Zwei Schüler heben den 60 Kilo schweren Eisendeckel hoch – „Nee – schwer ist das nicht“, löwenstarke Jungs aus Bayern eben. Die erste Fluchthilfegruppe aus Westberlin nannte sich „ Unternehmen Reisebüro“. So genannte Kuriere, Westdeutsche oder ausländische Studenten, nahmen Kontakt zu Fluchtwilligen auf. Dann ging es los. Eine Hauptroute verlief vom Prenzlauer Berg nach Wedding. Zwei hoben den Deckel, die Gruppe kletterte hinein und hinter ihnen wurde das schwere Eisenstück wieder zugemacht - in den meisten Fällen verkantete sich der Deckel, ein Indiz für die Staatssicherheit. In Wedding stand der VW Bus über der Öffnung, mit einem Loch am Boden und die Gruppe landete mit Glück unbemerkt im Auffanglager Marienfeld. Aber auch auf der Westseite war man nicht sicher vor den Spitzeln der DDR. Als Antwort wurden die Kanalwege mit Gittern versperrt – die Flüchtlinge mussten durch die Kloake tauchen oder die Gitter durchsägen. Doch schon bald wurden diese mit Eisenbahnschienen ersetzt. 1962 war die Kanalisation als Fluchtweg nicht mehr denkbar. Immerhin schafften es 400 Leute auf diesem Weg in den Westen.

Der Weg durch den Tunnel

Weiter geht’s entlang Eimertoiletten und hängenden Luftschutzanzügen in den letzen Raum.

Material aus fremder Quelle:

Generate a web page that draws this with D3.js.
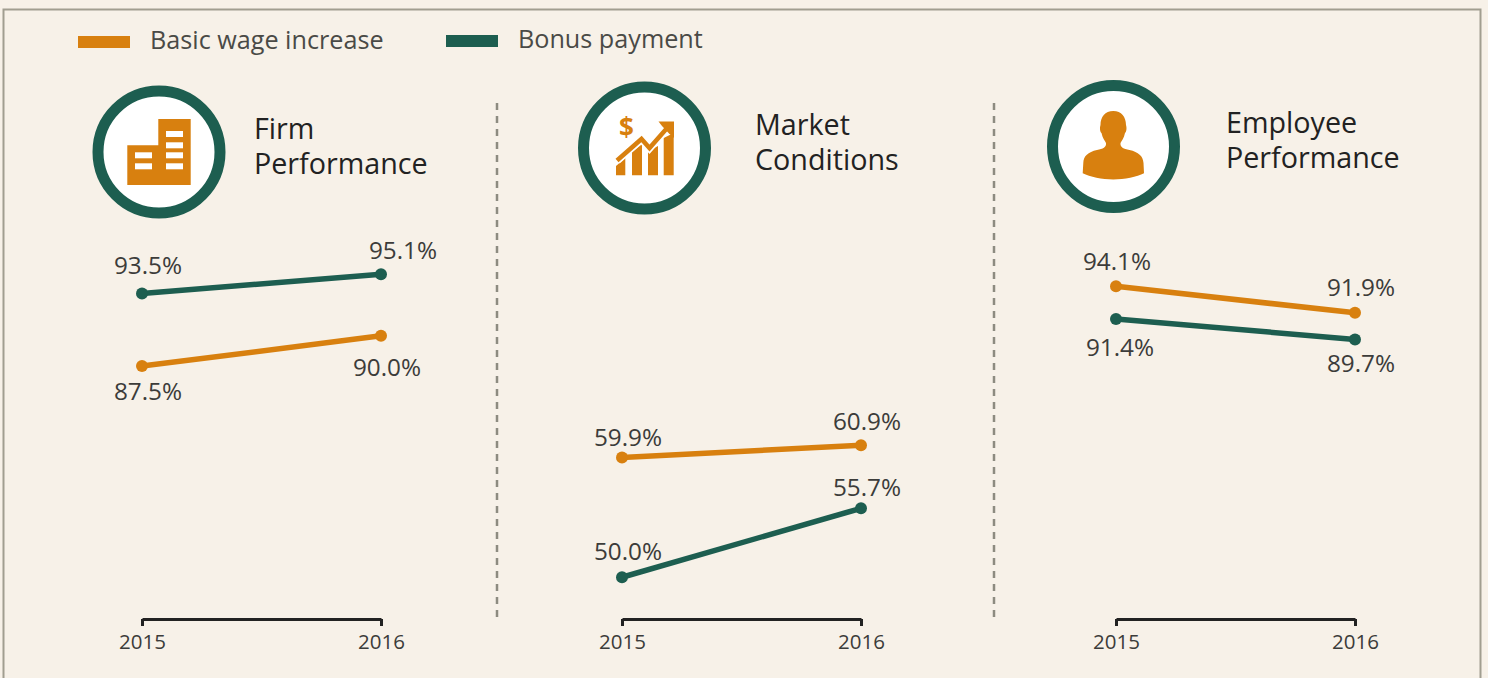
<!DOCTYPE html>
<html>
<head>
<meta charset="utf-8">
<script src="https://d3js.org/d3.v7.min.js"></script>
<style>
  html, body {margin: 0; padding: 0; background: #f7f1e8; overflow: hidden;}
  svg {display: block;}
  text {font-family: "Open Sans", "Noto Sans", sans-serif;}
  .value {font-size: 24.3px; fill: #3c3c3a;}
  .legend {font-size: 25.2px; fill: #4a4a46;}
  .title {font-size: 28.7px; fill: #222;}
  .axis text {font-size: 20.5px; fill: #3c3c3a; font-family: "Open Sans", sans-serif;}
  .axis path, .axis line {stroke: #222; stroke-width: 3px;}
</style>
</head>
<body>
<svg id="chart" width="1488" height="678"></svg>
<script>
var years = ["2015", "2016"];
var seriesNames = ["Basic wage increase", "Bonus payment"];
var panelTitles = [["Firm", "Performance"], ["Market", "Conditions"], ["Employee", "Performance"]];
var wageValues = [[87.5, 90.0], [59.9, 60.9], [94.1, 91.9]];
var bonusValues = [[93.5, 95.1], [50.0, 55.7], [91.4, 89.7]];

var orange = "#d8800f", green = "#1d5e50";
var svg = d3.select("#chart");

// y domains differ per panel, the scale per point is the same
var yDomains = [[66.64, 97.88], [46.59, 77.83], [66.64, 97.88]];
var xRanges = [[142, 381], [622, 861], [1116, 1355]];
var iconCenters = [[159, 152], [644.5, 148], [1113.5, 146.5]];
var titlePos = [[254, 139], [755, 135], [1226, 133]];
// label offsets from the point, [wage 2015, wage 2016], [bonus 2015, bonus 2016]
var wageOffsets = [[[6, 34], [6, 40]], [[6, -11], [6, -15]], [[1, -16], [6, -17]]];
var bonusOffsets = [[[6, -19], [22, -15]], [[6, -17], [6, -12]], [[4, 37], [6, 33]]];

// frame, bottom edge is cut off
svg.append("path")
  .attr("d", "M3.5,678V9.5H1480.5V678")
  .attr("fill", "none").attr("stroke", "#a19e90").attr("stroke-width", 2);

// legend
svg.append("rect").attr("x", 78).attr("y", 36).attr("width", 52).attr("height", 12).attr("fill", orange);
svg.append("text").attr("class", "legend").attr("x", 150).attr("y", 49).text(seriesNames[0]);
svg.append("rect").attr("x", 446).attr("y", 35).attr("width", 52).attr("height", 12).attr("fill", green);
svg.append("text").attr("class", "legend").attr("x", 518).attr("y", 48).text(seriesNames[1]);

// dashed dividers
[497, 994].forEach(function(x) {
  svg.append("line")
    .attr("x1", x).attr("x2", x).attr("y1", 103).attr("y2", 618)
    .attr("stroke", "#8d8b80").attr("stroke-width", 2.5).attr("stroke-dasharray", "7 6");
});

function drawSeries(x, y, values, color, offsets) {
  var rows = years.map(function(yr, i) { return {year: yr, value: values[i], off: offsets[i]}; });
  var line = d3.line().x(function(d) { return x(d.year); }).y(function(d) { return y(d.value); });
  svg.append("path").datum(rows)
    .attr("d", line).attr("fill", "none").attr("stroke", color).attr("stroke-width", 5.5);
  svg.selectAll(null).data(rows).enter().append("circle")
    .attr("cx", function(d) { return x(d.year); })
    .attr("cy", function(d) { return y(d.value); })
    .attr("r", 6).attr("fill", color);
  svg.selectAll(null).data(rows).enter().append("text")
    .attr("class", "value")
    .attr("text-anchor", "middle")
    .attr("x", function(d) { return x(d.year) + d.off[0]; })
    .attr("y", function(d) { return y(d.value) + d.off[1]; })
    .text(function(d) { return d.value.toFixed(1) + "%"; });
}

panelTitles.forEach(function(title, p) {
  var x = d3.scalePoint().domain(years).range(xRanges[p]);
  var y = d3.scaleLinear().domain(yDomains[p]).range([618.5, 240.5]);

  svg.append("g").attr("class", "axis")
    .attr("transform", "translate(0,619)")
    .call(d3.axisBottom(x).tickSize(7).tickSizeOuter(0).tickPadding(8));

  drawSeries(x, y, wageValues[p], orange, wageOffsets[p]);
  drawSeries(x, y, bonusValues[p], green, bonusOffsets[p]);

  svg.append("circle")
    .attr("cx", iconCenters[p][0]).attr("cy", iconCenters[p][1]).attr("r", 61)
    .attr("fill", "#fff").attr("stroke", green).attr("stroke-width", 11);

  // one text with two lines
  var label = svg.append("text").attr("class", "title")
    .attr("x", titlePos[p][0]).attr("y", titlePos[p][1]);
  title.forEach(function(t, i) {
    label.append("tspan").attr("x", titlePos[p][0]).attr("dy", i ? 35 : 0).text(t);
  });
});

// building icon
svg.append("path").attr("fill", orange).attr("d", "M127.3,185V145.3H158.3V119H190.7V185Z");
[[166, 131], [166, 142.3], [166, 152.3], [166, 163.3], [135, 152.3], [135, 163.3]].forEach(function(r) {
  svg.append("rect").attr("x", r[0]).attr("y", r[1]).attr("width", 17).attr("height", 6).attr("fill", "#fff");
});

// market icon
svg.append("path").attr("fill", orange).attr("d",
  "M616,175.3V166L625.3,158V175.3Z M632,175.3V152L642,144V175.3Z M648,175.3V151L658,146V175.3Z M663.7,175.3V138L673.7,133V175.3Z");
svg.append("path").attr("fill", "none").attr("stroke", "#fff").attr("stroke-width", 8)
  .attr("d", "M617,160.5L641.5,139L649.5,148L668,127");
svg.append("path").attr("fill", "none").attr("stroke", orange).attr("stroke-width", 4.5)
  .attr("d", "M617,160.5L641.5,139L649.5,148L668,127");
svg.append("path").attr("fill", orange).attr("d", "M658.5,121.5H674V138L669,133.5L662,126Z");
svg.append("text").attr("x", 626.5).attr("y", 137).attr("text-anchor", "middle")
  .attr("font-size", 26).attr("font-weight", 700).attr("fill", orange).text("$");

// person icon
svg.append("path").attr("fill", orange).attr("d",
  "M1113.3,111C1105,111 1100.5,117 1100.5,125C1099.5,128 1100,132 1101.5,133C1102.5,138 1105,141 1106,143" +
  "C1106.5,147 1103,149 1097,150C1088,152 1083.5,156 1083.3,163L1082.7,173.3C1090,177 1102,179.5 1113.3,179.5" +
  "C1124.5,179.5 1137,177 1144,173.3L1143.5,163C1143,156 1138.5,152 1129.5,150C1123.5,149 1120,147 1120.5,143" +
  "C1121.5,141 1124,138 1125,133C1126.5,132 1127,128 1126,125C1126,117 1121.5,111 1113.3,111Z");
</script>
</body>
</html>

Ein Tunnelausschnitt wurde hier provisorisch nachgebaut. Letzte Fluchtmöglichkeit durch den Untergrund war schlussendlich der Tunnelbau. Kein einfaches Vorhaben bei dem sandigen Boden und dem hohen Grundwasserspiegel Berlins. Aber es gab eine günstige Stelle, in der Bernauer Straße. Hier gab es Lehmboden und der Wasserspiegel war niedrig. Dafür war der Grenzstreifen hier ganze 70 Meter breit. Ein mindestens 100 Meter langer Tunnel musste gegraben werden. Zwischen 1962 und 1971 wurden ganze fünfzehn Tunnel gegraben. Nur drei davon waren erfolgreich.

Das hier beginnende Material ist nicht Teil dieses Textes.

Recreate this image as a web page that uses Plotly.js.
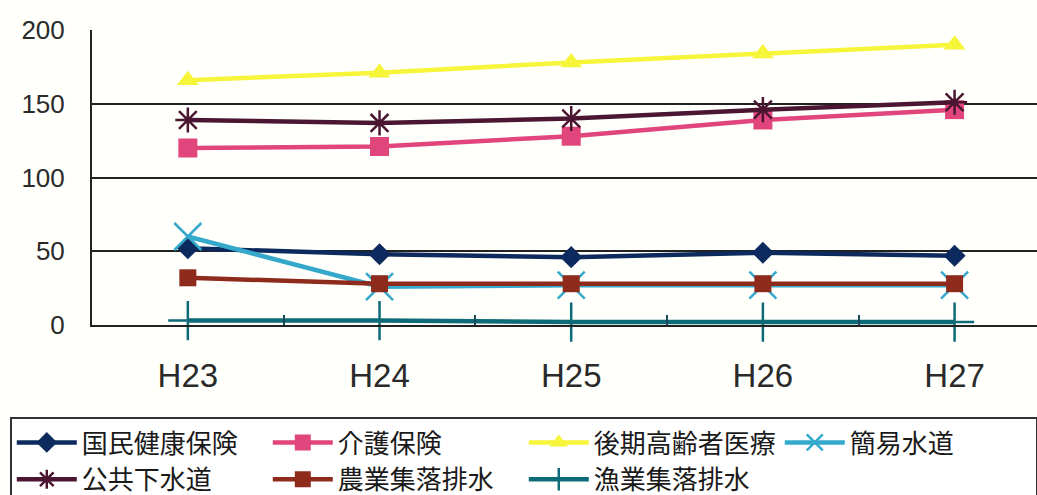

Einer davon wurde von Familie Becker gegraben – von Ost nach West, im Keller wurde angefangen. Die Mutter stand am Fenster oben. Lauerte Gefahr, schaltete sie schnell das Licht aus, im Tunnel war es dann dunkel. Was für ein Moment, als sie sah, wie ein Grenzmast in den Boden einsackte! Aber schnell bewegte dieser sich an den alten Platz. Der Vater und die Söhne hatten den Mast wieder hoch „gehoben“. Die Platzwunde ihres Sohnes wurde versorgt. Nichts wurde bemerkt. Nächste Hürde war auf der anderen Seite an der richtigen Stelle hochzukommen. Sie hatten Glück. 29 Menschen kamen durch ihren Tunnel in den Westen. Neben den Beckers baute Max Thomas einen Rentnertunnel – extra hoch, damit man „erhobenen Hauptes in die Freiheit schreiten kann“, die romantische Variante.

In unserem Bunker wird es stickig, die Schüler fächern sich Luft zu. Wir gehen durch einen großen dunklen Raum mit niedrigen Decken, entlang einer Passage, die der Verkehrsgesellschaft gehört. Schon stehen wir inmitten der U-Bahn Station „Gesundbrunnen“. Ein Mann fragt eine fünfzehnjährige Schülerin nach Feuer und zündet seine Tüte an. Willkommen in die Realität der Gegenwart.

Bernauer Straße

Wir fahren in die Bernauer Straße. Leider sind die Tunnel nicht zugänglich, sei es, dass sie damals zugeschüttet wurden, zusammengebrochen sind oder den Sicherheitsbestimmungen nicht entsprechen. Dafür wurde jetzt von Hasso Herschel, einem der bekanntesten Fluchthelfer erzählt. 5.000 DM zahlte die BBC für ein Photo. So manch einer kaufte sich in Italien ein Hotel von seinen Tunnelgeschäften. Nur Herschel half eifrig weiter, 1.000 Leuten hat er zur Flucht verholfen. Auch der erste Astronaut Wolfgang Fuchs war beteiligt, am Bau des Tunnel 57 – 57 als Zahl der Flüchtlinge, die so in die Freiheit gelangten. Doch es gab auch traurige Geschichten, von Spitzeln, die davon Wind bekamen – so mancher Tunnelhelfer verlor bei einer Schießerei sein Leben.
 

Hier draußen, an der Straßenecke, neben den vorbeifahrenden Autos, ohne Schacht und ohne Tunnel, ist es schwer, die Geschichte zu greifen. Sie entfernt sich weiter und weiter. Dazu kommen ein knurrender Magen und eine trockene Kehle, die einen ins Hier und Jetzt zurück holen.

Ob eingemachter Linseneintopf, Soljanka, Kartoffeln und Currywurst, Sushi oder Hamburger – schön, dass man das heute frei entscheiden darf! Noch besser problemlos mit der U-Bahn quer durch Berlin jetzt nach Hause zu fahren!